Mother Lode

GETTING THE BUGS IN: In the early days of widescreen movies, producers actually shot two versions of the same film, one for theaters equipped for Cinemascope and another in standard format. (For those not up on movie technical data, widescreen processes like Cinemascope and Panavision create an image that is 2.35 times as wide as it is high, whereas the traditional Academy ratio was 1.33:1, approximately the dimensions of a TV screen.) The computer-animation pioneers at Pixar have added a new twist to the process in preparing a full-screen version of A Bug's Life for video: Rather than go through the usual process of scanning the film and dropping off nearly half the image, they used the original computer data to create a new 1.33 version that reconfigured all of the important visual components. (If you're interested in making a comparison, a letterboxed version is also available; the DVD contains both.) It's an interesting idea, but how many other film producers have the luxury of keeping the entire cast and sets on their hard drives when it comes time to prepare video transfers? Speaking of Pixar, the video also contains their marvelous Oscar-winning short "Geri's Game," possibly the finest example of computer animation to date.

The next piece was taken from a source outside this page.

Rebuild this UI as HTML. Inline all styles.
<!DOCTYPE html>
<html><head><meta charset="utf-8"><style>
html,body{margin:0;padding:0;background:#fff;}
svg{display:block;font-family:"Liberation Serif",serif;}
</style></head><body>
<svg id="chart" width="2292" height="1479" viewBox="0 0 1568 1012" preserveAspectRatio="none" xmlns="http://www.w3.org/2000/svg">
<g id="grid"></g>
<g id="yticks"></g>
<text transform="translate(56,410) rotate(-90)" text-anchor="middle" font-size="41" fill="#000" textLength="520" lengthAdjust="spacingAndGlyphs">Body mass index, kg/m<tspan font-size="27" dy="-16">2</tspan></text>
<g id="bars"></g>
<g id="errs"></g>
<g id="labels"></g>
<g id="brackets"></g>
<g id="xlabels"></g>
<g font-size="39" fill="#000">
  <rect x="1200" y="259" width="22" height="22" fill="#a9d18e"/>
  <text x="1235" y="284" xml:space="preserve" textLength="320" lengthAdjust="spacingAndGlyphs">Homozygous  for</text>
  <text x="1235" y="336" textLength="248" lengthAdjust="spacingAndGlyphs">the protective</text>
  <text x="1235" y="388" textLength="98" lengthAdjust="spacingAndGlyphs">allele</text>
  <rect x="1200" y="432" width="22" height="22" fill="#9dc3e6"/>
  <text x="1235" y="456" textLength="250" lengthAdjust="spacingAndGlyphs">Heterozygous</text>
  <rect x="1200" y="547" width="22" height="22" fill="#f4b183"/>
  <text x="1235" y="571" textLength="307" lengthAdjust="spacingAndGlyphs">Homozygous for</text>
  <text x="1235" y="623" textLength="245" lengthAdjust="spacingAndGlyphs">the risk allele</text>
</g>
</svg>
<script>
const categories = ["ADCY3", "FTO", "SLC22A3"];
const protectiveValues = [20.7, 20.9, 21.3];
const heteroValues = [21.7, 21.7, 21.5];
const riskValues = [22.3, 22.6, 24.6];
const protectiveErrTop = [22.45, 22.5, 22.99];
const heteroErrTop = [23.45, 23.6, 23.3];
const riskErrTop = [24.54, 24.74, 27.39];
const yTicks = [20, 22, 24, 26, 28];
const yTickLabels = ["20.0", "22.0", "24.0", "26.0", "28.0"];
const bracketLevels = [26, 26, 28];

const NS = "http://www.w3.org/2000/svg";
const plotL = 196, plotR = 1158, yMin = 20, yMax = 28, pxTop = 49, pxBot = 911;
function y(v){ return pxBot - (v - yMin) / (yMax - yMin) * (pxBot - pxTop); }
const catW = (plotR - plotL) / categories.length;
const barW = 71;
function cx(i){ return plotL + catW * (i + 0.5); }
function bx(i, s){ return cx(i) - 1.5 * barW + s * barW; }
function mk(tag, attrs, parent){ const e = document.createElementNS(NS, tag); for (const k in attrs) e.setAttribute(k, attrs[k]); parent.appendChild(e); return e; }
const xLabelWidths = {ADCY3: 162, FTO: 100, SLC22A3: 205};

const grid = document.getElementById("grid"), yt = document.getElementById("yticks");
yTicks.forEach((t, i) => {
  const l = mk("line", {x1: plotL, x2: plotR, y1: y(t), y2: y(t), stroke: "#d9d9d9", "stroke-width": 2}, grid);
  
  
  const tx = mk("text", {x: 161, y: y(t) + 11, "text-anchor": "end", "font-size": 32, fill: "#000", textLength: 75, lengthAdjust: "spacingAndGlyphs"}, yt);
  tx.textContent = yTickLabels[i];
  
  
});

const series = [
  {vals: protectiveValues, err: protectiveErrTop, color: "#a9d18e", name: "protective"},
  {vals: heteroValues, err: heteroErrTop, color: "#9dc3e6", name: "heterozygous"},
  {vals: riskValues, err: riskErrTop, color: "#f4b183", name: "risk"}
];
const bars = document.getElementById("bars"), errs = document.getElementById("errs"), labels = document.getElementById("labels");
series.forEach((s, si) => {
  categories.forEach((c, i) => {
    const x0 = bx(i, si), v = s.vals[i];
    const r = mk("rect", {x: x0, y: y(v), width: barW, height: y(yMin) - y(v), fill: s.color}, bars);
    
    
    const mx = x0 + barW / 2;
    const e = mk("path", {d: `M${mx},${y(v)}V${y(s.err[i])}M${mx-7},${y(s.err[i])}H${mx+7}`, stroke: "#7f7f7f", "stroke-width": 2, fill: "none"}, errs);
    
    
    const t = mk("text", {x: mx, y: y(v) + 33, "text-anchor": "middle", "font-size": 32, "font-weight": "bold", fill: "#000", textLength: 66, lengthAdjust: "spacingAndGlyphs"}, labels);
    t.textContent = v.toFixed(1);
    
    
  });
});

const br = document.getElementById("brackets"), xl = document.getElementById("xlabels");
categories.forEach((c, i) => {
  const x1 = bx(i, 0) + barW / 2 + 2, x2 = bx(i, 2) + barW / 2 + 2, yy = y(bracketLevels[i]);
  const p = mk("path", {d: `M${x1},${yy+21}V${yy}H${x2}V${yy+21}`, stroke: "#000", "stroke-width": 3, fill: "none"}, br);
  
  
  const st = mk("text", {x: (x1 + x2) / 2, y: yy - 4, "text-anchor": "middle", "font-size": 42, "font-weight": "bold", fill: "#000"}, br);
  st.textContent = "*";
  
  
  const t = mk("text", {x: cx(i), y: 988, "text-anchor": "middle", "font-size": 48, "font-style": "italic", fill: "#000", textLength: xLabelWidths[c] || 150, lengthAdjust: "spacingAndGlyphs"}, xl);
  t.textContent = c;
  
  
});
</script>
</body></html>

And speaking of letterboxing, someone could teach the folks at Simitar Home Video a thing or two about screen size: They recently released The Thin Red Line -- not last year's Terence Malick film but the 1964 version starring Keir Dullea. Their "letterboxed" version takes the original Cinemascope frame and squeezes it into a 1.85 frame, making it suitable only for those who have always wondered what the landing at Guadalcanal might have looked like in a funhouse mirror.

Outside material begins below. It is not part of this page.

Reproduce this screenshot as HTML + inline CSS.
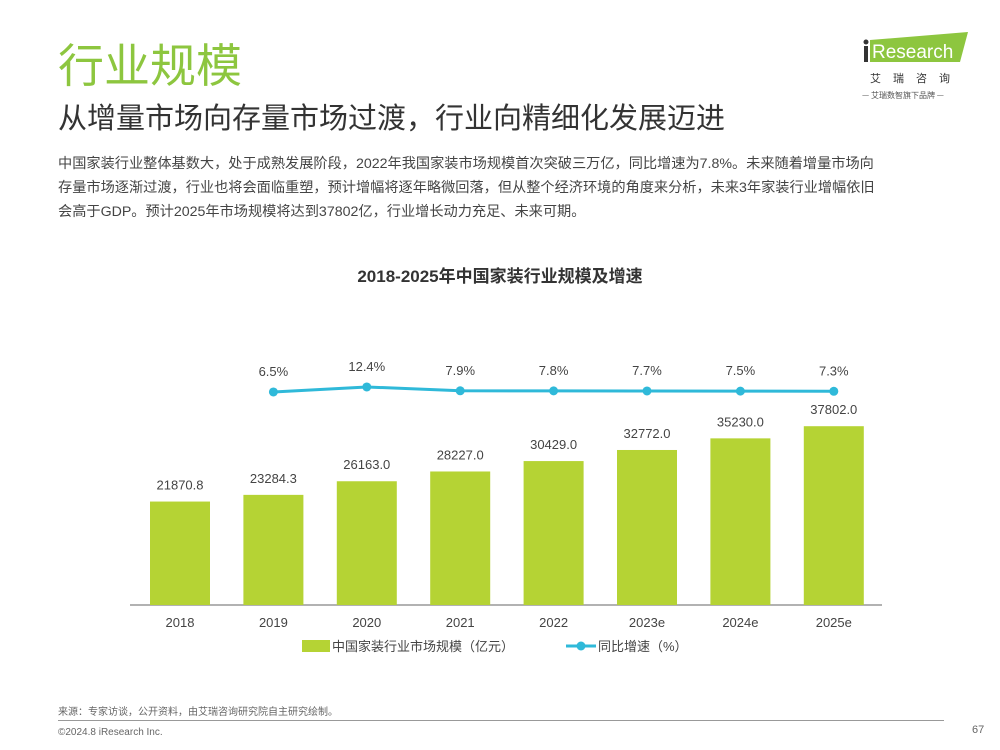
<!DOCTYPE html>
<html><head><meta charset="utf-8"><style>
body{margin:0;width:1000px;height:750px;background:#fff;font-family:"Liberation Sans","Noto Sans CJK SC",sans-serif;position:relative;overflow:hidden}
.a{position:absolute;white-space:nowrap}
</style></head><body>
<div class="a" style="left:58px;top:38px;font-size:46px;color:#8dc63f;line-height:56px">行业规模</div>
<div class="a" style="left:58px;top:100px;font-size:29px;color:#333;line-height:38px">从增量市场向存量市场过渡，行业向精细化发展迈进</div>
<div class="a" style="left:58px;top:152px;font-size:14.2px;color:#444;line-height:24px">中国家装行业整体基数大，处于成熟发展阶段，2022年我国家装市场规模首次突破三万亿，同比增速为7.8%。未来随着增量市场向<br>存量市场逐渐过渡，行业也将会面临重塑，预计增幅将逐年略微回落，但从整个经济环境的角度来分析，未来3年家装行业增幅依旧<br>会高于GDP。预计2025年市场规模将达到37802亿，行业增长动力充足、未来可期。</div>
<div class="a" style="left:862px;top:32px;width:108px;height:70px">
<svg width="108" height="70"><polygon points="8,8 106,0 98,30 8,30" fill="#8dc63f"/><circle cx="4" cy="10" r="2.5" fill="#333"/><rect x="2" y="14" width="4" height="16" fill="#333"/>
<text x="10" y="26" font-size="19" fill="#fff" font-family="Liberation Sans">Research</text>
<text x="8" y="50" font-size="11" fill="#333" letter-spacing="12" font-family="Noto Sans CJK SC">艾瑞咨询</text>
<text x="0" y="66" font-size="8" fill="#555" font-family="Noto Sans CJK SC">— 艾瑞数智旗下品牌 —</text></svg></div>
<div class="a" style="left:0;width:1000px;text-align:center;top:262px;font-size:17px;font-weight:bold;color:#333">2018-2025年中国家装行业规模及增速</div>
<svg class="a" style="left:0;top:0" width="1000" height="750" id="chart"></svg>
<div class="a" style="left:58px;top:703px;font-size:10px;color:#666">来源：专家访谈，公开资料，由艾瑞咨询研究院自主研究绘制。</div>
<div class="a" style="left:58px;top:720px;width:886px;height:1px;background:#999"></div>
<div class="a" style="left:58px;top:727px;font-size:10px;color:#666">©2024.8 iResearch Inc.</div>
<div class="a" style="left:972px;top:724px;font-size:11px;color:#666">67</div>
<script>
const categories=["2018","2019","2020","2021","2022","2023e","2024e","2025e"];
const marketSize=[21870.8,23284.3,26163.0,28227.0,30429.0,32772.0,35230.0,37802.0];
const growth=[null,6.5,12.4,7.9,7.8,7.7,7.5,7.3];
const svg=document.getElementById('chart');const NS='http://www.w3.org/2000/svg';
function mk(t,a){const e=document.createElementNS(NS,t);for(const k in a)e.setAttribute(k,a[k]);svg.appendChild(e);return e;}
const x=i=>180+i*93.4, base=605, yb=v=>base-v*0.00473, yl=v=>397.5-v*0.85;
const ax=mk('line',{x1:130,x2:882,y1:base,y2:base,stroke:'#666','stroke-width':1});

categories.forEach((c,i)=>{
 const r=mk('rect',{x:x(i)-30,y:yb(marketSize[i]),width:60,height:base-yb(marketSize[i]),fill:'#b5d334'});
 
 const t=mk('text',{x:x(i),y:yb(marketSize[i])-12,'text-anchor':'middle','font-size':13,fill:'#444'});t.textContent=marketSize[i].toFixed(1);
 
 const l=mk('text',{x:x(i),y:627,'text-anchor':'middle','font-size':13,fill:'#444'});l.textContent=c;
 
});
let pts=[];growth.forEach((g,i)=>{if(g!=null)pts.push(x(i)+','+yl(g));});
const pl=mk('polyline',{points:pts.join(' '),fill:'none',stroke:'#2fb9d9','stroke-width':3});

growth.forEach((g,i)=>{if(g==null)return;
 const c=mk('circle',{cx:x(i),cy:yl(g),r:4.5,fill:'#2fb9d9'});
 
 const t=mk('text',{x:x(i),y:yl(g)-16,'text-anchor':'middle','font-size':13,fill:'#444'});t.textContent=g.toFixed(1)+'%';
 
});
const lr=mk('rect',{x:302,y:640,width:28,height:12,fill:'#b5d334'});

const lt=mk('text',{x:332,y:651,'font-size':13,fill:'#444'});lt.textContent='中国家装行业市场规模（亿元）';

const ll=mk('line',{x1:566,x2:596,y1:646,y2:646,stroke:'#2fb9d9','stroke-width':3});

const lc=mk('circle',{cx:581,cy:646,r:4.5,fill:'#2fb9d9'});

const lt2=mk('text',{x:598,y:651,'font-size':13,fill:'#444'});lt2.textContent='同比增速（%）';

</script>
</body></html>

SHELF LIFE: The ghosts of Warhol, Wilde and Marc Bolan smile down on the most original movie of 1998, Todd Haynes' science-fiction/glam-rock musical/ film à clef Velvet Goldmine (Buena Vista Home Video). It's rental-only now, but save your pennies and hope for a letterboxed sell-through version later this year....

Three montage classics of Soviet silent cinema, Sergei Eisenstein's Strike, Dziga Vertov's Kino-Eye and Aleksandr Dovshenko's Arsenal, all newly restored (or, in the case of the Vertov film, pieced together from the few materials that remain), are now available from Kino on Video.... First Run Features' series of artsy '60s soft-core Euro-porn continues with a pair of films from Jose Benazeraf, The Fourth Sex and Sexus, the latter having nothing to do with the Henry Miller novel of the same name but boasting a musical score by Chet Baker.

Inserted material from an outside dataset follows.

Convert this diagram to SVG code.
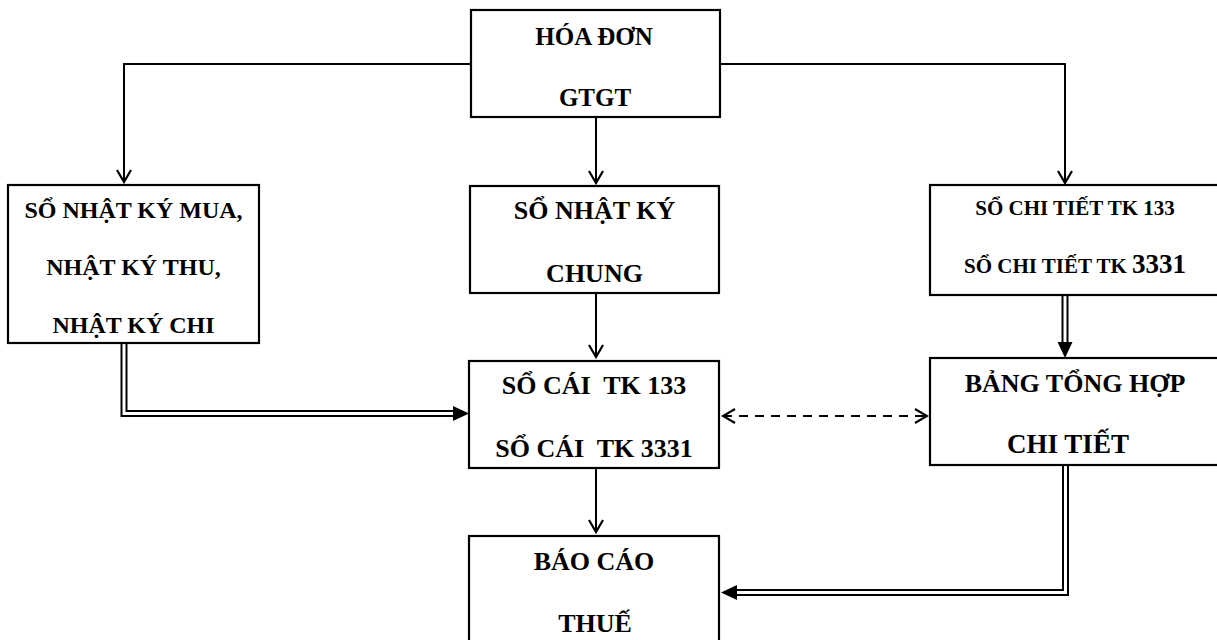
<svg xmlns="http://www.w3.org/2000/svg" width="1217" height="640" viewBox="0 0 1217 640">
<style>
.box{fill:#fff;stroke:#000;stroke-width:2.2}
.t{font-family:"Liberation Serif","Times New Roman",serif;font-weight:bold;fill:#000;text-anchor:middle}
.ln{fill:none;stroke:#000;stroke-width:2}
.dbl{fill:none;stroke:#000;stroke-width:7;stroke-linejoin:miter}
.dblw{fill:none;stroke:#fff;stroke-width:3;stroke-linejoin:miter}
</style>
<defs>
<marker id="open" viewBox="0 0 16 16" markerWidth="16" markerHeight="16" refX="14" refY="8" orient="auto-start-reverse" markerUnits="userSpaceOnUse">
<path d="M2,1 L14,8 L2,15" fill="none" stroke="#000" stroke-width="2.2" stroke-dasharray="none"/>
</marker>
<marker id="fill" viewBox="0 0 16 16" markerWidth="16" markerHeight="16" refX="0" refY="8" orient="auto" markerUnits="userSpaceOnUse">
<path d="M0,0.5 L16,8 L0,15.5 Z" fill="#000"/>
</marker>
</defs>

<g id="connectors">
<path class="ln" d="M471,64 H124 V182" marker-end="url(#open)"/>
<path class="ln" d="M720,64 H1065 V183" marker-end="url(#open)"/>
<path class="ln" d="M596,117 V183" marker-end="url(#open)"/>
<path class="ln" d="M596,293 V357" marker-end="url(#open)"/>
<path class="ln" d="M596,468 V532" marker-end="url(#open)"/>
<path class="ln" d="M723,416 H927" stroke-dasharray="9,7" marker-start="url(#open)" marker-end="url(#open)"/>
<path class="dbl" d="M124,344 V413.5 H453" marker-end="url(#fill)"/>
<path class="dblw" d="M124,344 V413.5 H453"/>
<path class="dbl" d="M1065,296 V342" marker-end="url(#fill)"/>
<path class="dblw" d="M1065,296 V342"/>
<path class="dbl" d="M1065.5,466 V592.5 H737" marker-end="url(#fill)"/>
<path class="dblw" d="M1065.5,466 V592.5 H737"/>
</g>

<g id="hoa-don">
<rect class="box" x="471" y="10" width="249" height="107"/>
<text class="t" x="594" y="45" font-size="25">HÓA ĐƠN</text>
<text class="t" x="595" y="106" font-size="25">GTGT</text>
</g>

<g id="so-nhat-ky-mua">
<rect class="box" x="8" y="185" width="251" height="158"/>
<text class="t" x="133.5" y="218" font-size="24">SỔ NHẬT KÝ MUA,</text>
<text class="t" x="133.5" y="275" font-size="24">NHẬT KÝ THU,</text>
<text class="t" x="133.5" y="333" font-size="24">NHẬT KÝ CHI</text>
</g>

<g id="so-nhat-ky-chung">
<rect class="box" x="470" y="186" width="249" height="107"/>
<text class="t" x="594.5" y="219" font-size="26">SỔ NHẬT KÝ</text>
<text class="t" x="594.5" y="282" font-size="26">CHUNG</text>
</g>

<g id="so-chi-tiet">
<rect class="box" x="930" y="185" width="292" height="110"/>
<text class="t" x="1075" y="215" font-size="21">SỔ CHI TIẾT TK 133</text>
<text class="t" x="1075" y="273" font-size="21">SỔ CHI TIẾT TK <tspan font-size="27">3331</tspan></text>
</g>

<g id="so-cai">
<rect class="box" x="469" y="361" width="250" height="107"/>
<text class="t" x="594" y="394" font-size="26" xml:space="preserve">SỔ CÁI  TK 133</text>
<text class="t" x="594" y="457" font-size="26" xml:space="preserve">SỔ CÁI  TK 3331</text>
</g>

<g id="bang-tong-hop">
<rect class="box" x="930" y="358" width="292" height="107"/>
<text class="t" x="1075" y="392" font-size="26">BẢNG TỔNG HỢP</text>
<text class="t" x="1068" y="453" font-size="27">CHI TIẾT</text>
</g>

<g id="bao-cao-thue">
<rect class="box" x="469" y="536" width="250" height="110"/>
<text class="t" x="594" y="570" font-size="26">BÁO CÁO</text>
<text class="t" x="595" y="632" font-size="26">THUẾ</text>
</g>
</svg>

Just out are two of the most highly praised (but barely seen) imports of recent years, Abbas Kiarostami's Taste of Cherry (Home Vision Cinema) and Bruno Dumont's tough (if misleadingly titled) Life of Jesus (Fox Lorber). Also on the international front: Russia's Academy Award-nominated The Thief (Columbia Tristar) and a timely story of an American soldier in Bosnia, Savior (Columbia Tristar), starring Dennis Quaid and produced by Oliver Stone.... Originally produced by Motown and reissued by Quentin Tarantino (who also slipped a scene into Jackie Brown), the 1973 Detroit 9000 (Buena Vista Home Video, rental only) is neither pure blaxploitation nor straight cop action, instead choosing to casually play its race card from both sides. Alex Rocco plays a frustrated, street-smart cop forced to accept the Shaft-like Hari Rhodes as his partner on a highly publicized robbery case. The film wears its racial compromises as heavily as do its heroes, and it's less energetic than the average New World production of its time; as '70s drive-in fodder goes, it's less an undiscovered classic than a pleasant late-night diversion. Still, veteran actor Rocco (the next candidate for B-movie career recovery, now that Robert Forster has been thoroughly revived) has probably never been better.